I am trying to calculate the angles of the fundamental alcove (chamber?) for the root systems of type $B_2$, $C_2$, and $G_2$; the fundamental alcove (chamber?) forms a triangle in these cases, so I am trying to calculate the angles in a triangle.
Given a root system $\Phi$ with simple system $\Delta$,
$$H_{\alpha} = \{\lambda \in V : \langle \lambda, \alpha \rangle = 0 \}$$ are the hyperplanes and the connected components of
$$V \setminus \bigcup_{\alpha} H_{\alpha}$$ are the chambers. Given a chamber $C$ corresponding to a simple system $\Delta$, the walls are defined to be the hyperplanes $H_{\alpha}$ for $\alpha \in \Delta$.
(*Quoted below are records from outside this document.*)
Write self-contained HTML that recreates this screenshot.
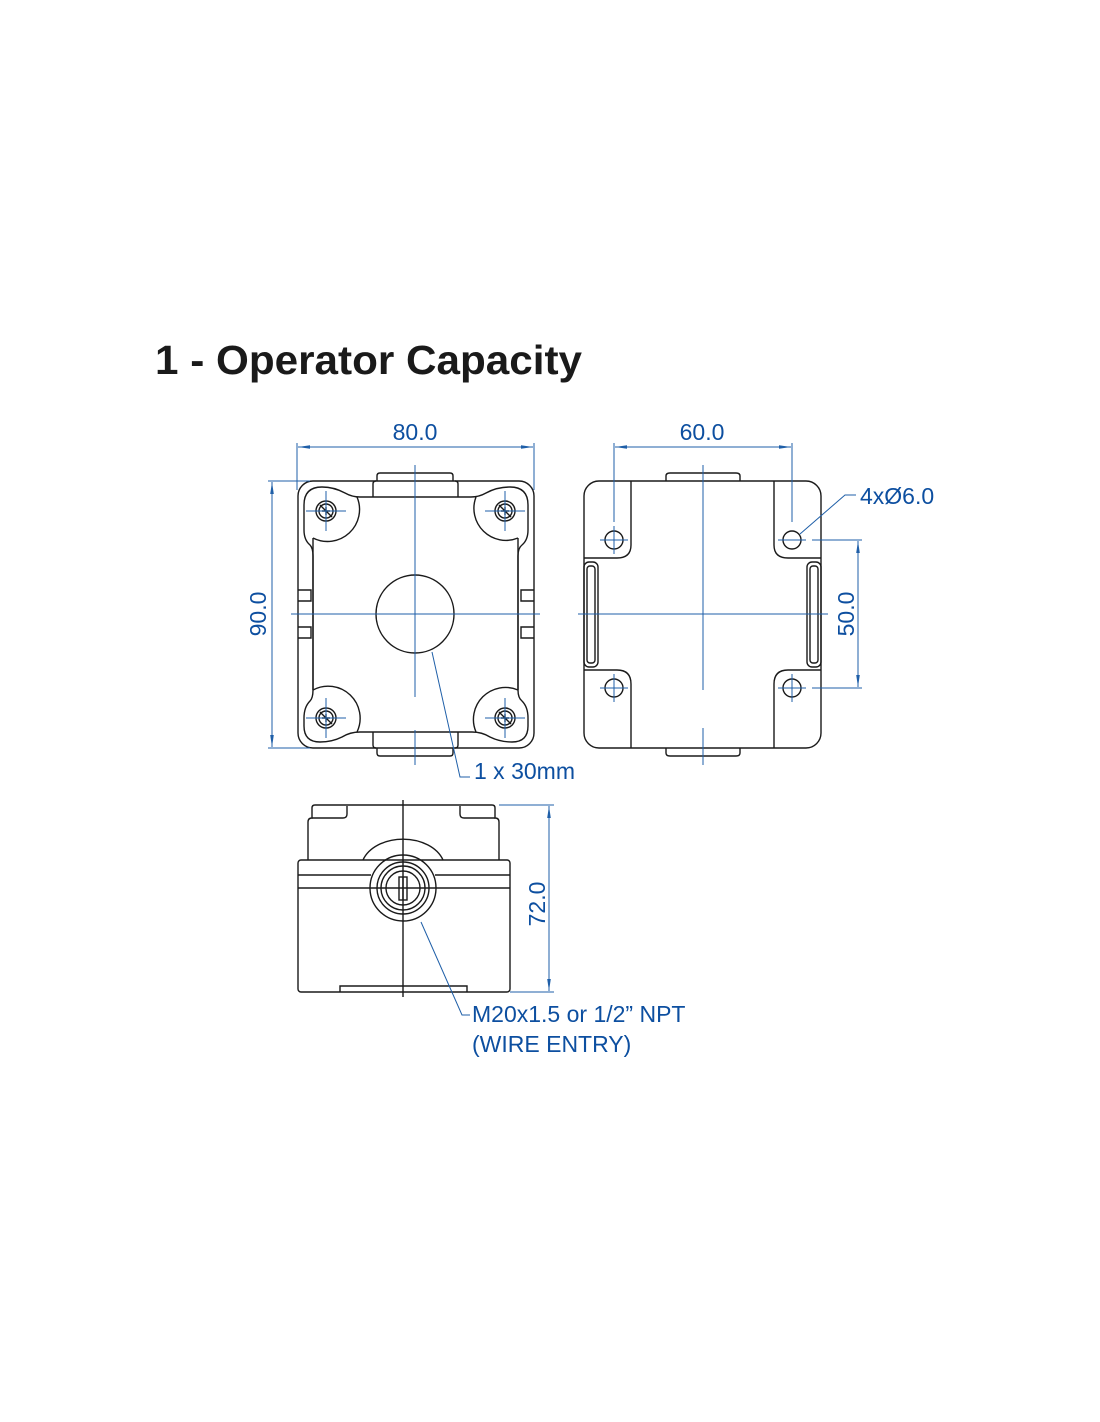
<!DOCTYPE html>
<html><head><meta charset="utf-8"><style>
html,body{margin:0;padding:0;background:#fff;}
svg{display:block;}
.k{fill:none;stroke:#1a1a1a;stroke-width:1.4;}
.b{fill:none;stroke:#1f5fa8;stroke-width:1;}
.t{fill:#0d4fa0;font-family:"Liberation Sans",sans-serif;font-size:23px;}
</style></head><body>
<svg width="1100" height="1422" viewBox="0 0 1100 1422" xmlns="http://www.w3.org/2000/svg">
<defs>
<marker id="a" viewBox="0 0 10 10" refX="10" refY="5" markerWidth="12" markerHeight="12" orient="auto-start-reverse"><path d="M0,3.5 L10,5 L0,6.5 z" fill="#1f5fa8"/></marker>
</defs>
<text x="155" y="374" font-family="Liberation Sans,sans-serif" font-weight="bold" font-size="41" fill="#1a1a1a" textLength="427" lengthAdjust="spacingAndGlyphs">1 - Operator Capacity</text>

<!-- FRONT VIEW -->
<rect class="k" x="298" y="481" width="236" height="267" rx="15"/>
<path class="k" d="M304 530 V505 Q304 487 322 487 Q334 487 345 493 Q352 497 360 497 H471 Q479 497 486 493 Q497 487 510 487 Q528 487 528 505 V530 Q528 540 522 545 Q518 548 518 556 V690 Q518 698 522 701 Q528 707 528 718 V726 Q528 742 512 742 Q500 742 490 737 Q482 732 472 732 H360 Q350 732 342 737 Q332 742 320 742 Q304 742 304 726 V718 Q304 707 310 701 Q313 698 313 690 V556 Q313 548 310 545 Q304 540 304 530 Z"/>
<path class="k" d="M357 497 A32 32 0 0 1 313 538 M476 497 A32 32 0 0 0 518 538 M313 690 A32 32 0 0 1 357 732 M518 690 A32 32 0 0 0 476 732"/>
<path class="k" d="M313 538 V690 M518 538 V690"/>
<path class="k" d="M377 481 V476 Q377 473 380 473 H450 Q453 473 453 476 V481 M373 497 V484 Q373 481 376 481 M458 497 V484 Q458 481 455 481"/>
<path class="k" d="M373 732 V745 Q373 748 376 748 M458 732 V745 Q458 748 455 748 M377 748 V753 Q377 756 380 756 H450 Q453 756 453 753 V748"/>
<path class="k" d="M298 590 H311 V601 H298 M298 627 H311 V638 H298 M534 590 H521 V601 H534 M534 627 H521 V638 H534"/>
<g>
<circle class="k" cx="326" cy="511" r="10"/><circle class="k" cx="326" cy="511" r="7"/><path class="k" d="M320 505 L332 517 M322 511 h8 M326 507 v8" stroke-width="1"/>
<circle class="k" cx="505" cy="511" r="10"/><circle class="k" cx="505" cy="511" r="7"/><path class="k" d="M499 505 L511 517 M501 511 h8 M505 507 v8" stroke-width="1"/>
<circle class="k" cx="326" cy="718" r="10"/><circle class="k" cx="326" cy="718" r="7"/><path class="k" d="M320 712 L332 724 M322 718 h8 M326 714 v8" stroke-width="1"/>
<circle class="k" cx="505" cy="718" r="10"/><circle class="k" cx="505" cy="718" r="7"/><path class="k" d="M499 712 L511 724 M501 718 h8 M505 714 v8" stroke-width="1"/>
</g>
<path class="b" d="M306 511 H346 M326 491 V531 M485 511 H525 M505 491 V531 M306 718 H346 M326 698 V738 M485 718 H525 M505 698 V738"/>
<circle class="k" cx="415" cy="614" r="39"/>
<path class="b" d="M415 465 V697 M415 730 V765 M291 614 H540"/>
<path class="b" d="M297 443 V490 M534 443 V490"/>
<line class="b" x1="298" y1="447" x2="533" y2="447" marker-start="url(#a)" marker-end="url(#a)"/>
<text class="t" x="415" y="440" text-anchor="middle">80.0</text>
<path class="b" d="M268 481 H310 M268 748 H310"/>
<line class="b" x1="272" y1="482" x2="272" y2="747" marker-start="url(#a)" marker-end="url(#a)"/>
<text class="t" transform="translate(266,614) rotate(-90)" text-anchor="middle">90.0</text>
<path class="b" d="M432 652 L460 777 H470"/>
<text class="t" x="474" y="779">1 x 30mm</text>

<!-- SIDE VIEW -->
<rect class="k" x="584" y="481" width="237" height="267" rx="15"/>
<path class="k" d="M631 481 V545 Q631 558 617 558 H584 M774 481 V545 Q774 558 788 558 H821 M584 670 H617 Q631 670 631 684 V748 M821 670 H788 Q774 670 774 684 V748"/>
<rect class="k" x="584" y="562" width="14" height="105" rx="5"/>
<rect class="k" x="587" y="566" width="8" height="97" rx="3"/>
<rect class="k" x="807" y="562" width="14" height="105" rx="5"/>
<rect class="k" x="810" y="566" width="8" height="97" rx="3"/>
<path class="k" d="M666 481 V476 Q666 473 670 473 H736 Q740 473 740 476 V481 M666 748 V753 Q666 756 670 756 H736 Q740 756 740 753 V748"/>
<circle class="k" cx="614" cy="540" r="9"/><circle class="k" cx="792" cy="540" r="9"/>
<circle class="k" cx="614" cy="688" r="9"/><circle class="k" cx="792" cy="688" r="9"/>
<path class="b" d="M600 540 H628 M614 526 V554 M778 540 H806 M600 688 H628 M614 674 V702 M778 688 H806 M792 674 V702"/>
<path class="b" d="M703 465 V690 M703 728 V765 M578 614 H828"/>
<path class="b" d="M614 443 V522 M792 443 V522"/>
<line class="b" x1="615" y1="447" x2="791" y2="447" marker-start="url(#a)" marker-end="url(#a)"/>
<text class="t" x="702" y="440" text-anchor="middle">60.0</text>
<path class="b" d="M812 540 H862 M812 688 H862"/>
<line class="b" x1="858" y1="541" x2="858" y2="687" marker-start="url(#a)" marker-end="url(#a)"/>
<text class="t" transform="translate(854,614) rotate(-90)" text-anchor="middle">50.0</text>
<path class="b" d="M800 534 L845 495 H856"/>
<text class="t" x="860" y="504">4xØ6.0</text>

<!-- BOTTOM VIEW -->
<path class="k" d="M308 860 V822 Q308 818 312 818 V808 Q312 805 315 805 H492 Q495 805 495 808 V818 Q499 818 499 822 V860"/>
<path class="k" d="M312 818 H343 Q347 818 347 814 V806 M495 818 H464 Q460 818 460 814 V806"/>
<rect class="k" x="298" y="860" width="212" height="132" rx="3"/>
<path class="k" d="M298 875 H371 M435 875 H510 M298 888 H510"/>
<path class="k" d="M363 860 A42 30 0 0 1 443 860"/>
<path class="k" d="M340 992 V986 H467 V992"/>
<circle class="k" cx="403" cy="888" r="33"/>
<circle class="k" cx="403" cy="888" r="26"/>
<circle class="k" cx="403" cy="888" r="22"/>
<circle class="k" cx="403" cy="888" r="17"/>
<rect class="k" x="399" y="877" width="8" height="23"/>
<path class="k" d="M403 877 V900" stroke-width="0.8"/>
<path class="k" d="M403 800 V997" stroke-width="1"/>
<path class="b" d="M499 805 H554 M510 992 H554"/>
<line class="b" x1="549" y1="806" x2="549" y2="991" marker-start="url(#a)" marker-end="url(#a)"/>
<text class="t" transform="translate(545,904) rotate(-90)" text-anchor="middle">72.0</text>
<path class="b" d="M421 922 L462 1015 H470"/>
<text class="t" x="472" y="1022">M20x1.5 or 1/2” NPT</text>
<text class="t" x="472" y="1052">(WIRE ENTRY)</text>
</svg>
</body></html>
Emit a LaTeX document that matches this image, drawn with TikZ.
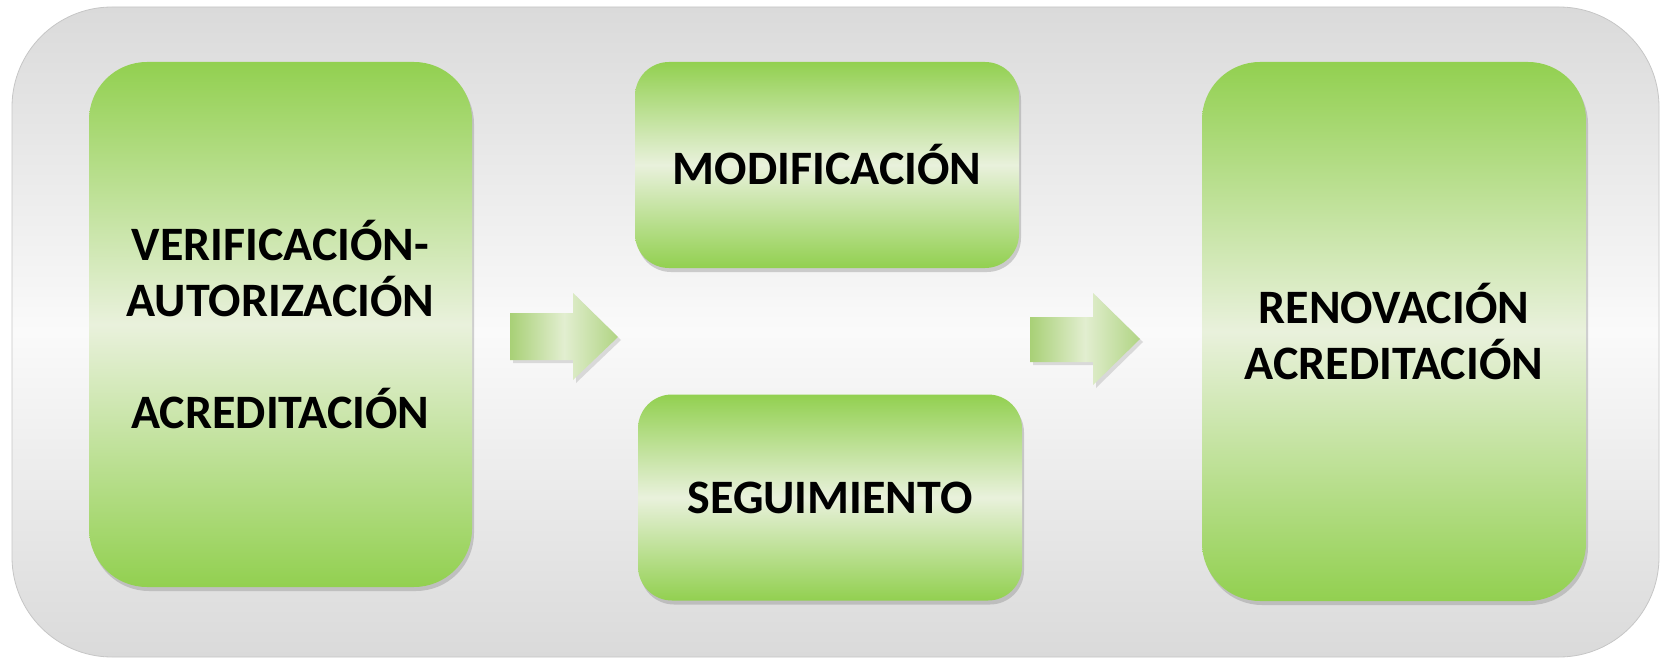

So, from what I gather, to find the angles of the fundamental alcove/chamber I need to compute the angle between these hyperplanes.
So, for the $B_2$ case, I believe the simple roots are $e_1 - e_2$ and $e_2$. However, how can there be a triangle formed by two vectors? Even ignoring this, the angle between these two vectors doesn't come out to the right answer. For the $B_2$ case, the answer is supposed to be $\pi/2, \pi/4, \pi/4$. And, unless I made a mistake in my calculation, the angle between $e_1-e_2$ and $e_2$ is not any of these angles.
What am I doing wrong? What am I misunderstanding?